John Fetterman's second quarter haul was more than double any other candidate in a race that could ultimately decide who controls the Senate.

Pennsylvania Lt. Gov. John Fetterman vastly outraised his fellow Democratic candidates in the race for an open U.S. Senate seat last quarter — and it turns out he far outraised the Republican hopefuls too.

Fetterman, who was elected to his current post in 2018 after serving as mayor of Braddock for 13 years, reported to the Federal Election Commission on Thursday that he raised approximately $2,547,551 between April 1 and June 30. That brought his total raised so far to nearly $6.6 million.
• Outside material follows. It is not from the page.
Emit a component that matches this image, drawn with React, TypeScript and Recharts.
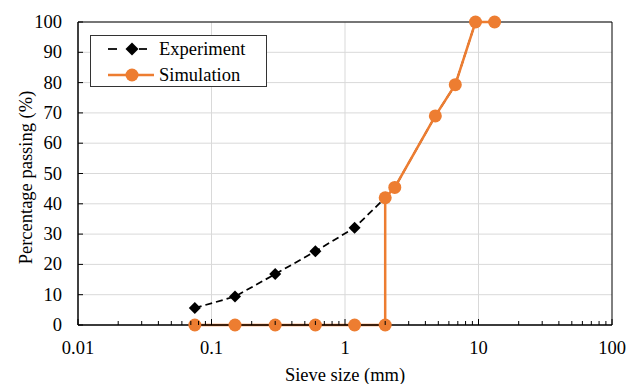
import React from 'react';
import { LineChart, Line, XAxis, YAxis, CartesianGrid, ReferenceLine } from 'recharts';

const sieveSizes = [0.075, 0.15, 0.3, 0.6, 1.18, 2, 2.36, 4.75, 6.7, 9.5, 13.2];
const experimentPassing = [5.6, 9.4, 16.8, 24.3, 32.1, 42, 45.4, 69, 79.3, 100, 100];
const simulationSizes = [0.075, 0.15, 0.3, 0.6, 1.18, 2, 2, 2.36, 4.75, 6.7, 9.5, 13.2];
const simulationPassing = [0, 0, 0, 0, 0, 0, 42, 45.4, 69, 79.3, 100, 100];

const majorXTicks = [0.01, 0.1, 1, 10, 100];
const xTickLabels = ['0.01', '0.1', '1', '10', '100'];
const minorMultipliers = [2, 3, 4, 5, 6, 7, 8, 9];
const yTicks = [0, 10, 20, 30, 40, 50, 60, 70, 80, 90, 100];

const allXTicks: number[] = [];
majorXTicks.forEach((m, i) => {
  allXTicks.push(m);
  if (i < majorXTicks.length - 1) minorMultipliers.forEach((k) => allXTicks.push(+(m * k).toPrecision(3)));
});

const experimentData = sieveSizes.map((s, i) => ({ size: s, passing: experimentPassing[i] }));
const simulationData = simulationSizes.map((s, i) => ({ size: s, passing: simulationPassing[i] }));

const ORANGE = '#ED7D31';
const FONT = '"Liberation Serif", "Times New Roman", Times, serif';
const FS = 18.5;
const textStyle = { fontFamily: FONT, fontSize: FS } as React.CSSProperties;

const XTick = (props: any) => {
  const { x, y, payload } = props;
  const v = payload.value;
  const idx = majorXTicks.findIndex((m) => Math.abs(m - v) / m < 1e-6);
  const isMajor = idx >= 0;
  return (
    <g>
      <line x1={x} y1={y} x2={x} y2={y - (isMajor ? 6 : 4)} stroke="#000" strokeWidth={1} />
      {isMajor && (
        <text x={x} y={y + 23} textAnchor="middle" dominantBaseline="central" fontFamily={FONT} fontSize={FS} style={textStyle} fill="#000">
          {xTickLabels[idx]}
        </text>
      )}
    </g>
  );
};

const YTick = (props: any) => {
  const { x, y, payload } = props;
  return (
    <g>
      <line x1={x} y1={y} x2={x + 5} y2={y} stroke="#000" strokeWidth={1} />
      <text x={x - 16} y={y} textAnchor="end" dominantBaseline="central" fontFamily={FONT} fontSize={FS} style={textStyle} fill="#000">
        {payload.value}
      </text>
    </g>
  );
};

const Diamond = (props: any) => {
  const { cx, cy } = props;
  if (cx == null || cy == null) return null;
  const r = 6;
  return <path d={`M${cx},${cy - r}L${cx + r},${cy}L${cx},${cy + r}L${cx - r},${cy}Z`} fill="#000" />;
};

const LegendBox = () => (
  <div
    style={{
      position: 'absolute',
      left: 90,
      top: 35,
      width: 177,
      height: 52,
      border: '1px solid #333',
      background: '#fff',
      boxSizing: 'border-box',
      fontFamily: FONT,
      fontSize: FS,
      color: '#000',
    }}
  >
    <svg width={70} height={50} style={{ position: 'absolute', left: 0, top: 0 }}>
      <line x1={17} y1={13} x2={26} y2={13} stroke="#000" strokeWidth={1.75} />
      <line x1={48} y1={13} x2={56} y2={13} stroke="#000" strokeWidth={1.75} />
      <path d="M41,6.5L47.5,13L41,19.5L34.5,13Z" fill="#000" />
      <line x1={17} y1={39} x2={63} y2={39} stroke={ORANGE} strokeWidth={2.5} />
      <circle cx={41} cy={39} r={6.5} fill={ORANGE} />
    </svg>
    <div style={{ position: 'absolute', left: 68, top: 13, transform: 'translateY(-50%)', lineHeight: 1, whiteSpace: 'nowrap' }}>Experiment</div>
    <div style={{ position: 'absolute', left: 68, top: 39, transform: 'translateY(-50%)', lineHeight: 1, whiteSpace: 'nowrap' }}>Simulation</div>
  </div>
);

export default function App() {
  return (
    <div style={{ position: 'absolute', left: 0, top: 0, width: 628, height: 384, background: '#fff' }}>
      <LineChart width={628} height={384} margin={{ top: 22, right: 16, bottom: 0, left: 0 }}>
        <CartesianGrid vertical={false} stroke="#d9d9d9" strokeWidth={1} />
        {[0.1, 1, 10].map((v) => (
          <ReferenceLine key={v} x={v} stroke="#d9d9d9" strokeWidth={1} />
        ))}
        <ReferenceLine y={100} stroke="#000" strokeWidth={1} />
        <ReferenceLine x={100} stroke="#000" strokeWidth={1} />
        <XAxis
          dataKey="size"
          type="number"
          scale="log"
          domain={[0.01, 100]}
          ticks={allXTicks}
          interval={0}
          tick={<XTick />}
          tickLine={false}
          tickSize={0}
          tickMargin={0}
          axisLine={{ stroke: '#000', strokeWidth: 1.5 }}
          height={59}
          label={{
            content: (p: any) => {
              const vb = p.viewBox;
              return (
                <text x={vb.x + vb.width / 2} y={381} textAnchor="middle" fontFamily={FONT} fontSize={FS} style={textStyle} fill="#000">
                  Sieve size (mm)
                </text>
              );
            },
          }}
        />
        <YAxis
          type="number"
          domain={[0, 100]}
          ticks={yTicks}
          interval={0}
          tick={<YTick />}
          tickLine={false}
          tickSize={0}
          tickMargin={0}
          axisLine={{ stroke: '#000', strokeWidth: 1.5 }}
          width={78}
          label={{
            content: (p: any) => {
              const vb = p.viewBox;
              const cy = vb.y + vb.height / 2 + 4;
              return (
                <text x={31.5} y={cy} transform={`rotate(-90, 31.5, ${cy})`} textAnchor="middle" fontFamily={FONT} fontSize={FS} style={textStyle} fill="#000">
                  Percentage passing (%)
                </text>
              );
            },
          }}
        />
        <Line
          data={experimentData}
          dataKey="passing"
          name="Experiment"
          stroke="#000"
          strokeWidth={1.75}
          strokeDasharray="7 4"
          dot={<Diamond />}
          activeDot={false}
          isAnimationActive={false}
        />
        <Line
          data={simulationData}
          dataKey="passing"
          name="Simulation"
          stroke={ORANGE}
          strokeWidth={2.5}
          dot={{ r: 6.5, fill: ORANGE, stroke: 'none' }}
          activeDot={false}
          isAnimationActive={false}
        />
      </LineChart>
      <LegendBox />
    </div>
  );
}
Fetterman has more than $3 million currently in the bank for his 2022 campaign.

Each of those totals are more than double his next closest Democratic primary opponent, Montgomery County Commission Chair Val Arkoosh. Arkoosh's second-quarter filings show that she raised approximately $1,034,551 since joining the race in early April and had just over $632,000 in cash on hand.

Fetterman has also raised more than twice what any Republican candidate has. Jeff Bartos, a wealthy real estate developer and the unsuccessful 2018 lieutenant gubernatorial nominee on the GOP ticket against Fetterman, reported $1,007,583 raised in the second quarter and $2,199,919 raised to date — with about $1.84 million in cash on hand.

Other candidates on both sides raised even less: Failed 2020 GOP House candidate Kathy Barnette raised $595,309, defeated 2020 GOP House candidate Sean Parnell raised $560,986, and Democratic state Rep. Malcolm Kenyatta raised $502,628.

A handful of additional candidates have also filed to run, but none have reported raising more than $400,000 total so far.

Republican Carla Sands, a chiropractor and former ambassador to Denmark under President Donald Trump, joined the race on July 2 but did not report raising any money as of June 30.

The seat, which formerly belonged to two-term Sen. Pat Toomey (R), who announced last October that he would not seek re-election in November 2022, represents a prime pickup opportunity for Senate Democrats.

Pennsylvania is a swing state, where Democrats have been successful in recent years. After narrowly winning the state — and its 20 electoral votes — in the 2016 presidential race, Trump lost it to President Joe Biden in 2020.

In the 2018 midterms, Democratic Sen. Bob Casey won reelection over then-Rep. Lou Barletta (R) by more than 13 points. Incumbent Democratic Gov. Tom Wolf and Fetterman beat then-state Sen. Scott Wagner (R) and Bartos by an even larger margin, 57.8% to 40.7%, that same year.

With the Senate narrowly controlled by Democrats at present, with 50 seats and Vice President Kamala Harris breaking any ties, the open Pennsylvania Senate seat could determine who has a majority in the next Congress.

The Cook Political Report rates the race a "toss up." CNN rated it as the #1 seat most likely to switch parties in 2022.

With the filing deadline still months away, other candidates could still jump into the race.

Democratic Rep. Conor Lamb has said he is considering a run; according to his latest filings he raised $977,980 in the second quarter of 2021 and $1,496,703 total so far this year. He currently has almost $1.8 million on hand in his House campaign account — money he could use for a Senate run.